Artist: Jeremy Paten

Storyteller: Sue Mobley

When the first mule-drawn streetcars were introduced to New Orleans in the 1820s, no black passengers, free or enslaved, were allowed to ride. Free blacks challenged this new indignity atop the erosion of long-held rights; under territorial administration and early statehood, free blacks in Louisiana were disenfranchised in 1812, and a wave of legal segregation began in 1816. Under pressure, several streetcar carriers initiated the “star car” system; a limited
run of separate streetcars for black passengers marked conspicuously with large stars on all sides.

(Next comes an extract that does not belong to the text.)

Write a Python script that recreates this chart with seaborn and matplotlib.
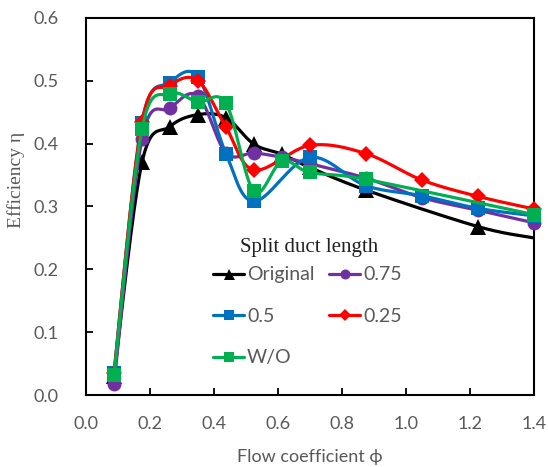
import numpy as np
import matplotlib
matplotlib.use("Agg")
import matplotlib.pyplot as plt
from matplotlib.lines import Line2D
import seaborn as sns

# Efficiency vs flow coefficient for several split-duct lengths
phi_original = [0.0875, 0.175, 0.2625, 0.35, 0.4375, 0.525, 0.6125, 0.7, 0.875, 1.225, 1.4]
eta_original = [0.030, 0.370, 0.427, 0.446, 0.441, 0.399, 0.383, 0.362, 0.326, 0.268, 0.250]

phi_075 = [0.0875, 0.175, 0.2625, 0.35, 0.4375, 0.525, 0.6125, 0.7, 0.875, 1.05, 1.225, 1.4]
eta_075 = [0.018, 0.407, 0.456, 0.476, 0.385, 0.385, 0.378, 0.368, 0.345, 0.314, 0.294, 0.274]

phi_050 = [0.0875, 0.175, 0.2625, 0.35, 0.4375, 0.525, 0.7, 0.875, 1.05, 1.225, 1.4]
eta_050 = [0.035, 0.433, 0.497, 0.506, 0.384, 0.308, 0.378, 0.333, 0.317, 0.297, 0.285]

phi_025 = [0.0875, 0.175, 0.2625, 0.35, 0.4375, 0.525, 0.7, 0.875, 1.05, 1.225, 1.4]
eta_025 = [0.035, 0.435, 0.492, 0.500, 0.426, 0.358, 0.397, 0.384, 0.342, 0.316, 0.296]

phi_wo = [0.0875, 0.175, 0.2625, 0.35, 0.4375, 0.525, 0.6125, 0.7, 0.875, 1.4]
eta_wo = [0.032, 0.423, 0.479, 0.466, 0.464, 0.324, 0.372, 0.354, 0.343, 0.287]

labels = ["Original", "0.75", "0.5", "0.25", "W/O"]
colors = ["#000000", "#7030A0", "#0070C0", "#FF0000", "#00B050"]
markers = ["^", "o", "s", "D", "s"]
msizes = [11, 10, 9.5, 8, 9.5]

xticks = [0.0, 0.2, 0.4, 0.6, 0.8, 1.0, 1.2, 1.4]
yticks = [0.0, 0.1, 0.2, 0.3, 0.4, 0.5, 0.6]


def smooth_curve(xs, ys, n=40):
    """Cubic Bezier curve through the points (Catmull-Rom style tangents)."""
    p = np.column_stack([xs, ys]).astype(float)
    ext = np.vstack([p[0], p, p[-1]])
    t = np.linspace(0, 1, n)[:, None]
    parts = []
    for i in range(len(p) - 1):
        p0, p1, p2, p3 = ext[i], ext[i + 1], ext[i + 2], ext[i + 3]
        c1 = p1 + (p2 - p0) / 6.0
        c2 = p2 - (p3 - p1) / 6.0
        seg = ((1 - t) ** 3) * p1 + 3 * ((1 - t) ** 2) * t * c1 + 3 * (1 - t) * t ** 2 * c2 + t ** 3 * p2
        parts.append(seg if i == 0 else seg[1:])
    return np.vstack(parts)


sns.set_theme(style="white")
sans = ["Lato", "DejaVu Sans"]
serif = ["Liberation Serif", "DejaVu Serif"]
grey = "#595959"

fig = plt.figure(figsize=(5.48, 4.67), dpi=100)
ax = fig.add_axes([0.157, 0.154, 0.817, 0.808])

series = [
    (phi_original, eta_original, 1),   # last point drawn without marker
    (phi_075, eta_075, 0),
    (phi_050, eta_050, 0),
    (phi_025, eta_025, 0),
    (phi_wo, eta_wo, 0),
]

handles = []
for i, ((xs, ys, skip_last), lab, col, mk, ms) in enumerate(zip(series, labels, colors, markers, msizes)):
    curve = smooth_curve(xs, ys)
    sns.lineplot(x=curve[:, 0], y=curve[:, 1], sort=False, estimator=None,
                 color=col, linewidth=2.3, ax=ax, zorder=2 + 2 * i)
    mx = xs[:len(xs) - skip_last]
    my = ys[:len(ys) - skip_last]
    ax.plot(mx, my, linestyle="none", marker=mk, markersize=ms, color=col,
            markeredgewidth=0, zorder=3 + 2 * i, clip_on=False)
    handles.append(Line2D([], [], color=col, linewidth=2.3, marker=mk,
                          markersize=ms * 0.72, markeredgewidth=0))

ax.set_xlim(0, 1.4)
ax.set_ylim(0, 0.6)
ax.set_xticks(xticks)
ax.set_yticks(yticks)
ax.set_xticklabels([f"{v:.1f}" for v in xticks], family=sans, fontsize=13, color=grey)
ax.set_yticklabels([f"{v:.1f}" for v in yticks], family=sans, fontsize=13, color=grey)
ax.tick_params(axis="x", direction="in", length=5, width=1.3, color="black", pad=15,
               bottom=True, top=False)
ax.tick_params(axis="y", direction="in", length=5, width=1.3, color="black", pad=20,
               left=True, right=False)
for sp in ax.spines.values():
    sp.set_visible(True)
    sp.set_color("black")
    sp.set_linewidth(1.5)

ax.set_xlabel("Flow coefficient \u03d5", family=sans, fontsize=13, color=grey)
ax.xaxis.set_label_coords(0.5, -0.143)
ax.set_ylabel("Efficiency \u03b7", family=serif, fontsize=14, color=grey)
ax.yaxis.set_label_coords(-0.137, 0.57)

order = [0, 2, 4, 1, 3]
leg = ax.legend([handles[k] for k in order], [labels[k] for k in order],
                ncol=2, loc="upper left", bbox_to_anchor=(0.2835, 0.341),
                frameon=False, borderpad=0, borderaxespad=0,
                prop={"family": sans, "size": 14},
                handlelength=1.6, handletextpad=0.15, columnspacing=0.75,
                labelspacing=1.26)
for t in leg.get_texts():
    t.set_color(grey)
ax.text(0.498, 0.392, "Split duct length", transform=ax.transAxes,
        ha="center", va="center", family=serif, fontsize=15, color="#202020")

fig.savefig("out.png", dpi=100)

Over the next several decades, free blacks engaged in intermittent protests as they resisted being relegated to separate cars.

On April 28, 1867, William Nichols forced his way onto a white car and was physically removed by starter Edward Cox. Nichols was arrested for breach of peace, but the charges were dropped. Determined to get the streetcar
policies into the courts, Nichols sued Cox for assault and battery. The streetcar companies, equally determined to retain segregation, but eager to avoid lawsuits, colluded on a policy of “passive resistance.” Streetcars boarded by black riders would simply stop, and drivers were ordered to wait the activists out. P. Ducloslange tested the policy on May 3 by boarding the St. Charles streetcar. In an hours-long endurance battle that left just the two men on the car, the driver refused to move the streetcar and Ducloslange refused to leave it.

The next day, Love Street, the continuation of Rampart below Esplanade, became the locus of more widespread protest. A congregation of black men and boys assembled, shouting at the white streetcars, blocking the tracks and throwing things. One of the leaders, Joseph Guillaume, leapt onto a passing white car. The driver, breaking with “passive resistance,” tried to forcibly remove Guillaume, who snatched the mule’s reins, threw the conductor out of the car, and drove off himself, leading the Third District police on a chase before his arrest. By the evening of May 4 the mood had soured, while the crowd continued to grow. In squads of fifteen to twenty, black men and boys dispersed along the streetcar lines, boarding white cars. Soon angry gangs of white men and boys were roaming the streets as well. By May 5, the protests teetered between carnival and riot. The crowd at Congo Square grew to five hundred, aided by recruitment from passing star cars as well as the entertainment of a white car seized and used as an impromptu parade float. On Canal Street, however, the carnival atmosphere boiled over as a group of black men boarded a streetcar and clashed with an armed band of white passengers waiting for just such an opportunity. As skirmishes broke out across the city, Mayor Edward Heath, went to Congo Square to address the demonstrators himself. Evoking the prior year’s riot at Mechanics’ Institute, Heath called on the crowd to disperse, promising that streetcar policies would be reconsidered. By May 8, New Orleans’ streetcars were integrated, and would remain so until Louisiana law mandated segregation in 1902.